Hydrocolloid dressings (like Convatec duoderm) contain gel-forming agents. They are most often composed of sodium carboxymethylcellulose, a substance which soaks up liquid and creates a bonding effect. Hydrocolloid dressings may also contain gelatin, which also has liquid-absorbing and emulsifying properties.

These substances are combined with adhesives and applied to some type of a backing, (foam or plastic film.) This forms a type of "patch" or dressing, which is then applied to a wound on the skin. The dressing becomes self-adhesive, absorbent and waterproof.

Choosing wound-care products like Convatec duoderm have a number of advantages, including:

*Ease of application and removal: Since hydrocolloid dressings are self-adhesive, they can be removed as easily as they are applied. There is no ripping or pulling of the skin surrounding the wound when the dressing is removed. Adhesiveness is maintained throughout the whole duration of the wearing of the dressing.
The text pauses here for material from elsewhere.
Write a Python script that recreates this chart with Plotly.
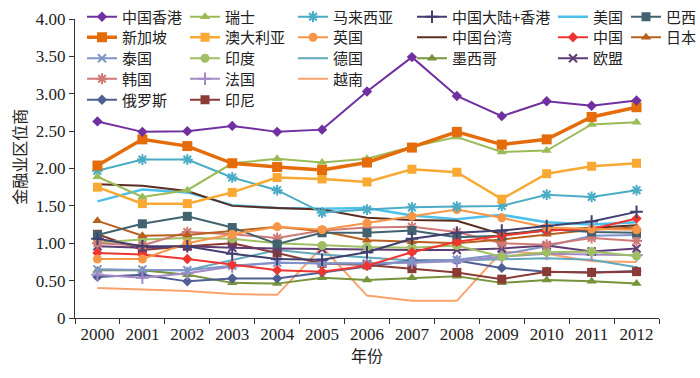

*Wet-tack ability: Regular dressings can be very difficult to use on moist wounds, because they don't stick well to moist surfaces. Weeping wounds sometimes cause ordinary dressings to lose their adhesiveness. Hydrocolloid dressings actually adhere to both moist and dry surfaces, making them ideal for moist, weeping wounds.

*Longer wear: Hydrocolloid dressings do not have to be changed as frequently as other types of dressings. They are far more absorbent than gauze-type dressings, which typically have to be changed at least once per day, often up to several times per day, depending on the type of wound. Hydrocolloid dressings, on the other hand, can often be worn for up to three to five days at a time.

*Forming a tight seal/closure: The ability of hydrocolloid dressings to form a seal is known as occlusion. This prevents water from penetrating the dressing, so they can be worn in the shower, etc. It also prevents weeping wounds from leaking outside of the dressing. In fact, hydrocolloid dressings (such as duoderm) seal so effectively that they have even been used to stop the spread of highly infectious viruses such as MRSA.

*Less allergenic than other wound care products: Hydrocolloid dressings carry very low risk of causing allergic reactions/contact dermatitis. For this reason, most anyone can use them, even people with sensitive skin and skin allergies.

*Less likely to dry out skin: Adhesive, gauze-type dressings tend to have a drying effect on skin and on the wounds they are covering. This can lead to irritation of both the wound and the surrounding skin. Hydrocolloid dressings, on the other hand, have a softening effect.

Hydrocolloid dressings such as Convatec duoderm are appropriate for wounds moderate to medium exudate. (Exudate refers to the substance that is excreted from wounds, usually referred to as "weeping" or "oozing.") They are typically not recommended for serious burns, but instead are indicated for lacerations, abrasions, incisions and punctures.